The light breeze makes my walk along German Street in Valparaíso, a port city on the Chilean coast, a little more bearable in the afternoon sun as I walk along admiring the colorful houses and ocean view.
There are kids sitting along curbs everywhere sketching. I can’t figure out if it’s a class assignment, or if this is just something that they like to do, but either way I love it. They’re applying their own impressions and artistic abilities to paper as they draw the houses, most with murals all over them, in their notebooks.
Valparaíso is a colorful menagerie of narrow alleyways, spray painted self expression, and colorful houses up steep streets. There’s plenty to inspire the kids, and this big kid as well.
This is not graffiti, this is fine art.
Later that day I round a corner after following a narrow set of concrete stairs, purely out of curiosity, and find myself in some kind of labyrinth of sound and art as people play music involving a didgeridoo in the distance, and paintings line the top to the bottom of every wall. It’s officially the funkiest alleyway I’ve ever been in and I am digging it.
Then, a voice enters my consciousness to my left as a local beckons me into his art gallery, where he offers me hot mate (mah-tay) tea as a friend offering. The gallery is more of a dilapidated room in an old house full of all manner of funky and inspiring sculptures and canvases. The ceiling is peeling and the floorboards creek, but he has a million-dollar view and it has charm. It’s obvious that it’s a hangout spot, and he tells me that it doubles as a vegan restaurant by day.
I can’t believe a city like this exists. It’s characterized by tall and narrow streets with tall and narrow houses and funiculars, and in some ways reminds me of San Francisco, (which would make sense given its nickname is ‘little San Franciso’).
The entire historic district is a UNESCO World Heritage site, and it has more murals than I have ever seen in my life. I couldn’t find an exact count but safe to say it’s in the tens of thousands of individual paintings ranging from simple tagging to gigantic, elaborate murals.
The graffiti scene in Valparaíso started as a form of protest against the dictator Augusto Pinochet. During that time, self-expression, including art and painting, was repressed. After the dictatorship ended, government officials decided to make street art legal and it blossomed in the city.

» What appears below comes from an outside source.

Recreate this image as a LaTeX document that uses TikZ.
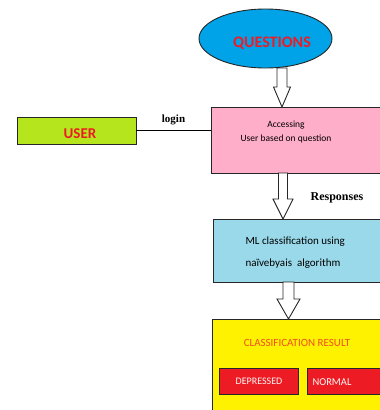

Why Valparaíso in particular? For that we have to peek back into history.
Valparaíso was one of Chile’s major port cities in the 19th century given it was on the route that connected the Atlantic and Pacific Oceans by the Strait of Magellan. The construction of the Panama Canal in the late 20th century caused an economic decline in Valparaíso as the industry moved, and wealthy Chileans left for nearby Viña del Mar or Santiago while artists and foreigners remained.
Street art began to flourish in Valparaiso’s hills and alleyways due to the heavy artistic influence of the people living in the city. My guide on the free street art tour (highly recommended!) also mentioned that Valparaíso’s narrow alleyways made it easy for artists to tag the walls and make a quick getaway.

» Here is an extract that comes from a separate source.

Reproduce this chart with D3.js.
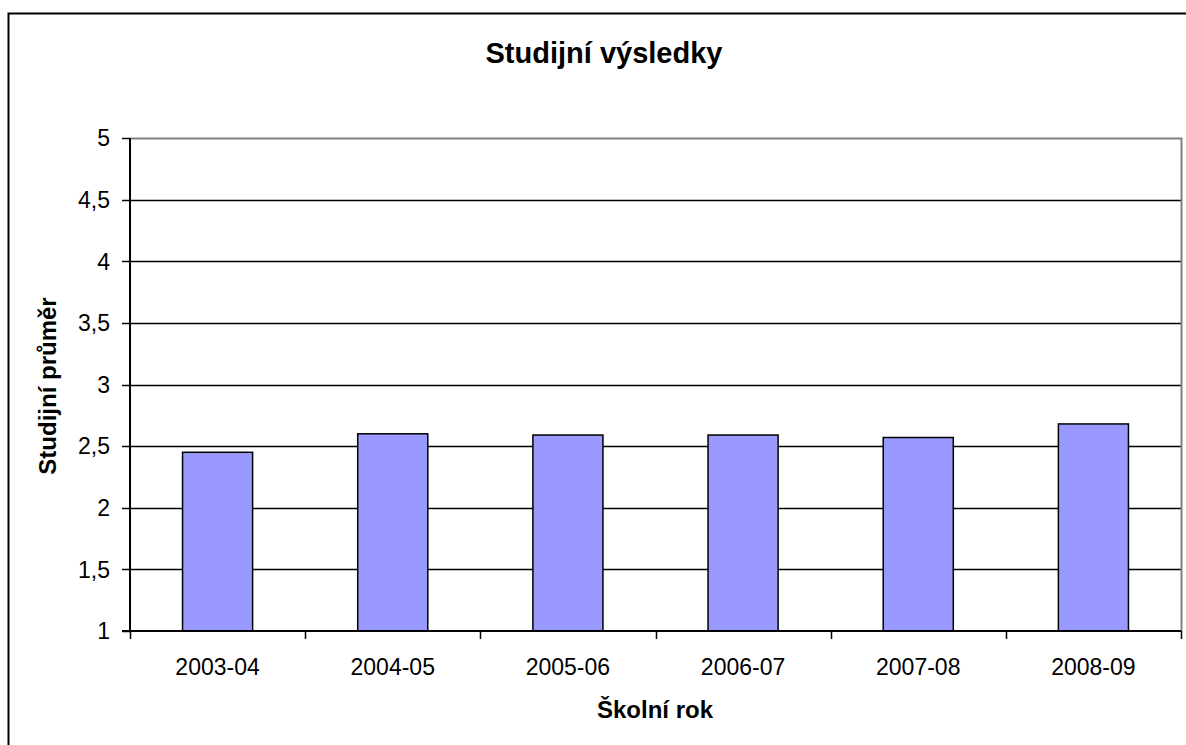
<!DOCTYPE html>
<html lang="cs">
<head>
  <meta charset="UTF-8" />
  <title>Studijní výsledky</title>
  <script src="https://d3js.org/d3.v7.min.js"></script>
  <style>
    body { margin: 0; background: #fff; font-family: 'Liberation Sans', Arial, sans-serif; }
    svg { display: block; }
  </style>
</head>
<body>
<div id="chart"></div>
<script>
// data
const years = ["2003-04", "2004-05", "2005-06", "2006-07", "2007-08", "2008-09"];
const averages = [2.45, 2.60, 2.59, 2.59, 2.57, 2.68];
const yTicks = [1, 1.5, 2, 2.5, 3, 3.5, 4, 4.5, 5];

const W = 1186, H = 745;
const plot = { left: 130, right: 1181, top: 138, bottom: 631 };

const svg = d3.select("#chart").append("svg")
  .attr("width", W).attr("height", H);

// chart area border (runs off the right and bottom edge)
svg.append("rect")
  .attr("x", 8.5).attr("y", 13.5)
  .attr("width", 1200).attr("height", 800)
  .attr("fill", "#fff").attr("stroke", "#000").attr("stroke-width", 2);

const x = d3.scaleBand().domain(years).range([plot.left, plot.right]);
const y = d3.scaleLinear().domain([1, 5]).range([plot.bottom, plot.top]);

// gridlines
svg.append("g").selectAll("line")
  .data(yTicks.filter(d => d > 1 && d < 5))
  .enter().append("line")
  .attr("x1", plot.left).attr("x2", plot.right)
  .attr("y1", d => Math.round(y(d)) + 0.5).attr("y2", d => Math.round(y(d)) + 0.5)
  .attr("stroke", "#000").attr("stroke-width", 1.5);

// plot area border (gray)
svg.append("path")
  .attr("d", `M${plot.left},${plot.top + 0.5}H${plot.right + 0.5}V${plot.bottom}`)
  .attr("fill", "none").attr("stroke", "#808080").attr("stroke-width", 2);

// bars, gap width 150%
const barW = x.bandwidth() / 2.5;
svg.append("g").selectAll("rect")
  .data(years)
  .enter().append("rect")
  .attr("x", d => x(d) + (x.bandwidth() - barW) / 2)
  .attr("y", (d, i) => y(averages[i]))
  .attr("width", barW)
  .attr("height", (d, i) => plot.bottom - y(averages[i]))
  .attr("fill", "#9999ff")
  .attr("stroke", "#000").attr("stroke-width", 1.5);

// y axis
svg.append("line")
  .attr("x1", plot.left).attr("x2", plot.left)
  .attr("y1", plot.top).attr("y2", plot.bottom)
  .attr("stroke", "#000").attr("stroke-width", 2);
svg.append("g").selectAll("line")
  .data(yTicks).enter().append("line")
  .attr("x1", plot.left - 8).attr("x2", plot.left)
  .attr("y1", d => Math.round(y(d)) + 0.5).attr("y2", d => Math.round(y(d)) + 0.5)
  .attr("stroke", "#000").attr("stroke-width", 1.5);
svg.append("g").selectAll("text")
  .data(yTicks).enter().append("text")
  .attr("x", plot.left - 20)
  .attr("y", d => y(d))
  .attr("dy", "0.36em")
  .attr("text-anchor", "end")
  .style("font-size", "23px")
  .text(d => String(d).replace(".", ","));

// x axis
svg.append("line")
  .attr("x1", plot.left - 8).attr("x2", plot.right)
  .attr("y1", plot.bottom).attr("y2", plot.bottom)
  .attr("stroke", "#000").attr("stroke-width", 2);
const bounds = years.map(d => x(d)).concat([plot.right]);
svg.append("g").selectAll("line")
  .data(bounds).enter().append("line")
  .attr("x1", d => Math.round(d) + 0.5).attr("x2", d => Math.round(d) + 0.5)
  .attr("y1", plot.bottom).attr("y2", plot.bottom + 8)
  .attr("stroke", "#000").attr("stroke-width", 1.5);
svg.append("g").selectAll("text")
  .data(years).enter().append("text")
  .attr("x", d => x(d) + x.bandwidth() / 2)
  .attr("y", 675)
  .attr("text-anchor", "middle")
  .style("font-size", "23px")
  .text(d => d);

// titles
svg.append("text")
  .attr("x", 604).attr("y", 63)
  .attr("text-anchor", "middle")
  .style("font-size", "29px").style("font-weight", "bold")
  .text("Studijní výsledky");

svg.append("text")
  .attr("x", 655).attr("y", 718)
  .attr("text-anchor", "middle")
  .style("font-size", "24px").style("font-weight", "bold")
  .text("Školní rok");

svg.append("text")
  .attr("transform", "translate(56,386) rotate(-90)")
  .attr("text-anchor", "middle")
  .style("font-size", "24px").style("font-weight", "bold")
  .text("Studijní průměr");
</script>
</body>
</html>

In present-day Valparaíso street art is not only encouraged but revered. Much of the art displays are mutually beneficial for both the artist and the hostel, restaurant, or shop owner. The artist is paid to create a mural and the hostel owner gets some beautiful, unique branding for his or her business. It’s a delightful exchange that you see in some other cities around the world as well that are big for street art and it’s nice to experience here, too.

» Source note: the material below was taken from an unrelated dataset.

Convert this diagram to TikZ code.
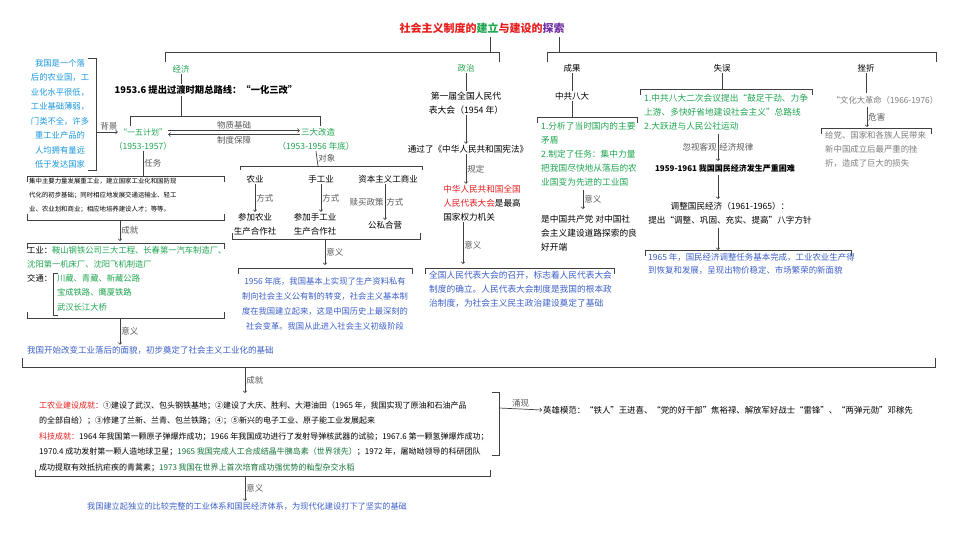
\documentclass[tikz,border=0pt]{standalone}
\usepackage{fontspec}
\setmainfont{Noto Sans CJK SC}
\usetikzlibrary{arrows,positioning}
\definecolor{jgreen}{RGB}{30,165,80}
\definecolor{jblue}{RGB}{60,95,200}
\definecolor{jcyan}{RGB}{25,150,220}
\definecolor{jred}{RGB}{230,30,30}
\definecolor{jpurple}{RGB}{115,50,165}
\definecolor{jgray}{RGB}{125,125,125}
\tikzset{
  every node/.style={inner sep=1pt, font=\fontsize{8.5}{14}\selectfont},
  small/.style={font=\fontsize{6.4}{14}\selectfont},
  lbl/.style={text=black!65},
  gr/.style={text=jgreen},
  bl/.style={text=jblue},
  cy/.style={text=jcyan},
  gy/.style={text=jgray},
  ln/.style={draw=black!75, line width=0.7pt},
  arr/.style={ln, -to}
}
\begin{document}
\begin{tikzpicture}[x=1pt,y=-1pt]
  \useasboundingbox (0,0) rectangle (960,540);
  % title and top brackets
  \node[font=\bfseries\fontsize{11}{13}\selectfont] (title) at (482,28)
    {\textcolor{jred}{社会主义制度的}\textcolor{jgreen}{建立}\textcolor{jred}{与建设的}\textcolor{jpurple}{探索}};
  \draw[ln] (490,37) -- (490,52);
  \draw[ln] (165,62) |- (499,52) -- (499,62);
  \draw[ln] (559,37) -- (559,52);
  \draw[ln] (547,62) |- (936,52) -- (936,62);

  % ---------- economy ----------
  \node[gr] (jingji) at (181,69) {经济};
  \node[font=\bfseries\fontsize{9.3}{14}\selectfont] (luxian) at (206,90) {1953.6 提出过渡时期总路线：“一化三改”};
  \draw[ln] (jingji) -- (jingji|-luxian.north);
  \draw[ln] (jingji|-luxian.south) -- (181,116);
  \draw[ln] (130,126) |- (320,116) -- (320,126);
  \node[cy, align=center, font=\fontsize{8.3}{14.5}\selectfont] (beijing) at (60,114)
    {我国是一个落\\后的农业国，工\\业化水平很低，\\工业基础薄弱，\\门类不全，许多\\重工业产品的\\人均拥有量远\\低于发达国家};
  \draw[ln] (88,58) -| (96,170) -- (88,170);
  \coordinate (bj) at (96,132);
  \node[gr, font=\fontsize{8}{14}\selectfont] (yiwu) at (143,132) {“一五计划”};
  \node[gr] (yiwuy) at (143,146) {（1953-1957）};
  \draw[arr] (bj) -- node[above,lbl,xshift=2pt]{背景} (yiwu.west);
  \node[gr] (sanda) at (318,132) {三大改造};
  \node[gr] (sanday) at (316,146) {（1953-1956 年底）};
  \draw[arr] ([yshift=1.5pt]yiwu.east) -- node[above,lbl]{物质基础} ([yshift=1.5pt]sanda.west);
  \draw[arr] ([yshift=-2.5pt]sanda.west) -- node[below,lbl]{制度保障} ([yshift=-2.5pt]yiwu.east);
  % task
  \node[small, align=left, anchor=north west] (renwu) at (28,177)
    {集中主要力量发展重工业，建立国家工业化和国防现\\代化的初步基础；同时相应地发展交通运输业、轻工\\业、农业划和商业；相应地培养建设人才；等等。};
  \draw[ln] (yiwuy.south) -- node[right,lbl]{任务} (143,176);
  \draw[ln] (27,182) |- (224,176) -- (224,182);
  \draw[ln] (27,214) |- (224,220) -- (224,214);
  \coordinate (rw) at (120,220);
  \coordinate (cj) at (120,241);
  \draw[arr] (rw) -- node[right,lbl]{成就} (cj);
  \draw[ln] (27,249) |- (224,243) -- (224,249);
  \node[align=left, anchor=north west, font=\fontsize{8.3}{14.2}\selectfont] (chengjiu) at (26,245)
    {工业：\textcolor{jgreen}{鞍山钢铁公司三大工程、长春第一汽车制造厂、}\\
     \textcolor{jgreen}{沈阳第一机床厂、沈阳飞机制造厂}\\
     交通：\hspace{0.6em}\textcolor{jgreen}{川藏、青藏、新藏公路}\\
     \hspace{3.6em}\textcolor{jgreen}{宝成铁路、鹰厦铁路}\\
     \hspace{3.6em}\textcolor{jgreen}{武汉长江大桥}};
  \draw[ln] (58,273) -| (53,315) -- (58,315);
  \draw[ln] (27,312) |- (224,318) -- (224,312);
  \coordinate (cj2) at (120,318);
  \node[bl, anchor=west] (yiyi1) at (26,350) {我国开始改变工业落后的面貌，初步奠定了社会主义工业化的基础};
  \draw[arr] (cj2) -- node[right,lbl]{意义} (yiyi1.north -| cj2);

  % three transformations
  \draw[ln] (sanday.south) -- node[right,lbl]{对象} (318,166);
  \draw[ln] (240,170) |- (422,166) -- (422,170);
  \node (nongye) at (255,179) {农业};
  \node (shougong) at (321,179) {手工业};
  \node (ziben) at (388,179) {资本主义工商业};
  \node[align=center] (nyhz) at (255,224) {参加农业\\生产合作社};
  \node[align=center] (sghz) at (315,224) {参加手工业\\生产合作社};
  \node (gongsi) at (385,225) {公私合营};
  \draw[arr] (nongye) -- node[right,lbl]{方式} (nongye|-nyhz.north);
  \draw[arr] (shougong) -- node[right,lbl]{方式} (shougong|-sghz.north);
  \draw[arr] (ziben.south -| gongsi) -- node[right,lbl]{方式} node[left,lbl]{赎买政策} (gongsi);
  \draw[ln] (232,233) |- (420,239) -- (420,233);
  \coordinate (sd) at (325,239);
  \draw[ln] (238,274) |- (412,268) -- (412,274);
  \node[bl, align=center, font=\fontsize{8.3}{15}\selectfont] (sdyy) at (325,304)
    {1956 年底，我国基本上实现了生产资料私有\\制向社会主义公有制的转变，社会主义基本制\\度在我国建立起来，这是中国历史上最深刻的\\社会变革。我国从此进入社会主义初级阶段};
  \draw[arr] (sd) -- node[right,lbl]{意义} (325,265);

  % ---------- politics ----------
  \node[gr] (zhengzhi) at (466,68) {政治};
  \node[align=center, font=\fontsize{8.8}{14}\selectfont] (renda) at (466,103) {第一届全国人民代\\表大会（1954 年）};
  \node[font=\fontsize{8.6}{14}\selectfont] (xianfa) at (468,149) {通过了《中华人民共和国宪法》};
  \node[align=left, font=\fontsize{8.6}{14}\selectfont] (jiguan) at (482,203)
    {\textcolor{jred}{中华人民共和国全国}\\\textcolor{jred}{人民代表大会}是最高\\国家权力机关};
  \draw[ln] (zhengzhi) -- (renda);
  \draw[arr] (renda) -- (renda|-xianfa.north);
  \draw[arr] (xianfa.south -| renda) -- node[right,lbl]{规定} (renda|-jiguan.north);
  \coordinate (zz) at (463,264);
  \draw[arr] (jiguan.south -| zz) -- node[right,lbl, pos=0.55]{意义} (zz);
  \draw[ln] (425,274) |- (614,268) -- (614,274);
  \node[bl, align=left, anchor=north west, font=\fontsize{8.7}{14}\selectfont] (zzyy) at (428,270)
    {全国人民代表大会的召开，标志着人民代表大会\\制度的确立。人民代表大会制度是我国的根本政\\治制度，为社会主义民主政治建设奠定了基础};

  % ---------- results ----------
  \node (chengguo) at (572,68) {成果};
  \node (bada) at (572,96) {中共八大};
  \draw[ln] (chengguo) -- (bada);
  \draw[ln] (bada) -- (572,117);
  \draw[ln] (537,123) |- (637,117) -- (637,123);
  \node[gr, align=left, anchor=north west, font=\fontsize{8.7}{14}\selectfont] (bdnr) at (540,121)
    {1.分析了当时国内的主要\\矛盾\\2.制定了任务：集中力量\\把我国尽快地从落后的农\\业国变为先进的工业国};
  \node[align=left, anchor=north west, font=\fontsize{8.7}{14}\selectfont] (bdyy) at (540,214)
    {是中国共产党\ 对中国社\\会主义建设道路探索的良\\好开端};
  \draw[arr] (583,190) -- node[right,lbl]{意义} (583,209);

  % ---------- mistakes ----------
  \node (shiwu) at (722,68) {失误};
  \draw[ln] (shiwu) -- (722,89);
  \draw[ln] (640,95) |- (812,89) -- (812,95);
  \node[gr, align=left, anchor=north west, font=\fontsize{8.7}{14}\selectfont] (swnr) at (643,93)
    {1.中共八大二次会议提出“鼓足干劲、力争\\上游、多快好省地建设社会主义”总路线\\2.大跃进与人民公社运动};
  \node[font=\bfseries\fontsize{8}{14}\selectfont] (kunnan) at (725,168) {1959-1961 我国国民经济发生严重困难};
  \node[align=center, font=\fontsize{8.6}{14}\selectfont] (tiaozheng) at (730,213) {调整国民经济（1961-1965）：\\提出“调整、巩固、充实、提高”八字方针};
  \draw[arr] (718,134) -- node[right,lbl]{经济规律} node[left,lbl]{忽视客观} (718,161);
  \draw[arr] (718,175) -- (718,199);
  \draw[ln] (645,256) |- (851,250) -- (851,256);
  \node[bl, align=left, anchor=north west, font=\fontsize{8.45}{13.5}\selectfont] (swjg) at (647,252)
    {1965 年，国民经济调整任务基本完成，工业农业生产得\\到恢复和发展，呈现出物价稳定、市场繁荣的新面貌};
  \draw[arr] (718,228) -- (718,250);

  % ---------- setbacks ----------
  \node (cuozhe) at (866,68) {挫折};
  \node[gy, font=\fontsize{8.3}{14}\selectfont] (wenge) at (885,100) {“文化大革命（1966-1976）};
  \draw[ln] (cuozhe) -- (866,93);
  \draw[ln] (821,134) |- (931,128) -- (931,134);
  \node[gy, align=left, anchor=north west, font=\fontsize{8.4}{14}\selectfont] (weihai) at (824,130)
    {给党、国家和各族人民带来\\新中国成立后最严重的挫\\折，造成了巨大的损失};
  \draw[arr] (867,107) -- node[right,lbl]{危害} (867,127);

  % ---------- overall achievements ----------
  \draw[ln] (22,358) |- (935,367) -- (935,358);
  \coordinate (zong) at (245,367);
  \node[align=left, anchor=north west, font=\fontsize{8}{15.6}\selectfont] (zcj) at (38,400)
    {\textcolor{jred}{工农业建设成就：}①建设了武汉、包头钢铁基地；②建设了大庆、胜利、大港油田（1965 年，我国实现了原油和石油产品\\
     的全部自给）；③修建了兰新、兰青、包兰铁路；④；⑤新兴的电子工业、原子能工业发展起来\\
     \textcolor{jred}{科技成就：}1964 年我国第一颗原子弹爆炸成功；1966 年我国成功进行了发射导弹核武器的试验；1967.6 第一颗氢弹爆炸成功；\\
     1970.4 成功发射第一颗人造地球卫星；\textcolor{jgreen!70!black}{1965 我国完成人工合成结晶牛胰岛素（世界领先）}；1972 年，屠呦呦领导的科研团队\\
     成功提取有效抵抗疟疾的青蒿素；\textcolor{jgreen!70!black}{1973 我国在世界上首次培育成功强优势的籼型杂交水稻}};
  \draw[arr] (zong) -- node[right,lbl]{成就} (245,393);
  \draw[ln] (492,392) -| (499,455) -- (492,455);
  \coordinate (yx) at (499,408);
  \node[anchor=west, font=\fontsize{8.4}{14}\selectfont] (yingxiong) at (542,410) {英雄模范：“铁人”王进喜、“党的好干部”焦裕禄、解放军好战士“雷锋”、“两弹元勋”邓稼先};
  \draw[arr] (yx) -- node[above,lbl]{涌现} (yingxiong.west);
  \draw[ln] (35,470) |- (490,476) -- (490,470);
  \coordinate (zyy) at (245,476);
  \node[bl, font=\fontsize{8.2}{14}\selectfont] (zongyy) at (247,506) {我国建立起独立的比较完整的工业体系和国民经济体系，为现代化建设打下了坚实的基础};
  \draw[arr] (zyy) -- node[right,lbl]{意义} (zongyy.north -| zyy);
\end{tikzpicture}
\end{document}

Though the city never fully rebounded economically (watch your purse when you’re out! There are pickpockets galore), tourism thanks to the street art keeps the city afloat these days.
Major names display their art throughout the city, such as the incredibly talented, local Inti Castro, Teo Doro who draws inspiration from Van Gogh, Charquipunk whose birds had me in awe, and I even saw 1up tagging there, a street art crew from Germany.
It’s the kind of place a fellow painter and art-lover like myself could have fallen back and gotten stuck in for a few more days or even weeks. The vibe was right, the sightseeing felt endless, and there was no shortage of inspiration.
So if you find yourself in Santiago, Chile, get on a bus and head west for a couple of hours. A slice of colorful history awaits.